Most of all, she said, VCPORA went to war to stop the measure because “It allows street musicians to play anywhere in the city 24/7. We have empathy for some of the problems of street musicians, but this idea has not been publicly vetted.”
VCPORA activist and member Nathan Chapman told The Weekly that instead of having moved Palmer’s comprehensive measure to a vote, “The Council should kept its January 16 promise that this ordinance would focus on Bourbon Street.” Since it did not, he went to explain, deferring it “until all these new issues can be more carefully considered and publicly discussed” was the only option.
One major element of Palmer’s proposal was to potentially decriminalize sound violations,, but in a misdemeanor fashion that would allow the city to levy higher fines for sound violators. Palmer championed the idea, and VCPORA was sympathetic to it. Explained Chapman, “Nobody wants to punish good people who make a mistake. But, there are a few egregious bad apples. These mega-bar owners thumb their noses at city $500 fines. So, we agree that maximum fines should be increased for repeat offenders. Similarly, if a nasty DJ refuses to turn it down when asked by the police, we should not neuter our police officers’ ability to command respect.”

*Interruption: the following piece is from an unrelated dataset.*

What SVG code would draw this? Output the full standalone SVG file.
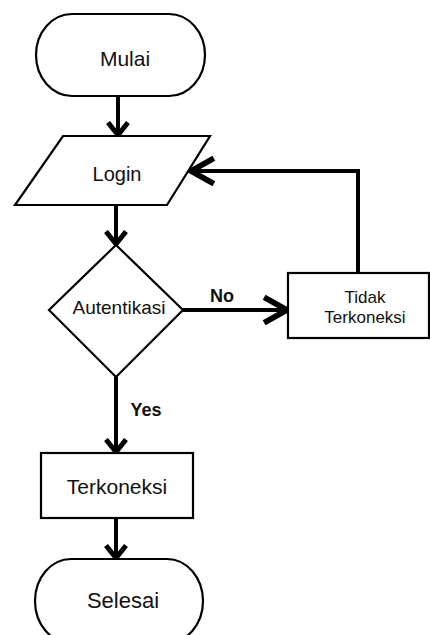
<svg xmlns="http://www.w3.org/2000/svg" width="430" height="635" viewBox="0 0 430 635">
<defs>
<style>
.shape{fill:#fff;stroke:#000;stroke-width:2.2}
.conn{fill:none;stroke:#000;stroke-width:4;stroke-linejoin:miter}
.t{font-family:"Liberation Sans",Arial,sans-serif;fill:#111;text-anchor:middle}
.b{font-weight:bold}
</style>
<marker id="ah" markerUnits="userSpaceOnUse" markerWidth="30" markerHeight="30" viewBox="-20 -12 24 24" refX="0" refY="0" orient="auto">
<path d="M-10,-8 L0,0 L-10,8" fill="none" stroke="#000" stroke-width="4"/>
</marker>
<marker id="ahL" markerUnits="userSpaceOnUse" markerWidth="40" markerHeight="40" viewBox="-24 -14 28 28" refX="0" refY="0" orient="auto">
<path d="M-16,-9 L0,0 L-16,9" fill="none" stroke="#000" stroke-width="4"/>
</marker>
</defs>
<rect width="430" height="635" fill="#fff"/>
<g id="connectors">
<path class="conn" d="M118,97 L118,135" marker-end="url(#ah)"/>
<path class="conn" d="M116,205 L116,244" marker-end="url(#ah)"/>
<path class="conn" d="M183,310 L287,310" marker-end="url(#ahL)"/>
<path class="conn" d="M358,273 L358,171 L191,171" marker-end="url(#ahL)"/>
<path class="conn" d="M116,377 L116,452" marker-end="url(#ah)"/>
<path class="conn" d="M116,518 L116,558" marker-end="url(#ah)"/>
<text class="t b" x="222" y="302" font-size="18">No</text>
<text class="t b" x="146" y="416" font-size="18">Yes</text>
</g>
<g id="mulai">
<rect class="shape" x="36" y="14" width="169" height="82" rx="36" ry="41"/>
<text class="t" x="125" y="66" font-size="21">Mulai</text>
</g>
<g id="login">
<polygon class="shape" points="63,136 210,136 167,205 15,205"/>
<text class="t" x="117" y="181" font-size="20">Login</text>
</g>
<g id="autentikasi">
<polygon class="shape" points="116,245 183,310 116,377 49,310"/>
<text class="t" x="119" y="314" font-size="19">Autentikasi</text>
</g>
<g id="tidak">
<rect class="shape" x="288" y="273" width="141" height="65"/>
<text class="t" x="365" y="303" font-size="17">Tidak</text>
<text class="t" x="365" y="323" font-size="17">Terkoneksi</text>
</g>
<g id="terkoneksi">
<rect class="shape" x="41" y="453" width="152" height="65"/>
<text class="t" x="117" y="494" font-size="21">Terkoneksi</text>
</g>
<g id="selesai">
<rect class="shape" x="35" y="559" width="168" height="84" rx="36" ry="44"/>
<text class="t" x="123" y="608" font-size="22">Selesai</text>
</g>
</svg>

Jackie Clarkson cited her opposition to the measure that it did not focus on banning forms of amplified music.
Clarkson had proposed expanding the curfew to include all “sound-emanating” machines from public rights-of-way, and even specified that phonographs would be an explicitly banned item. Yet, she also added that Mayor Landrieu’s proposal to remove the curfew had surprised her, and she voted against her allies in the Administration.
It’s one of the few times the 20 year veteran had opposed Landrieu, and it was the last major vote that Clarkson will make as a Councilwoman. She leaves office this coming week.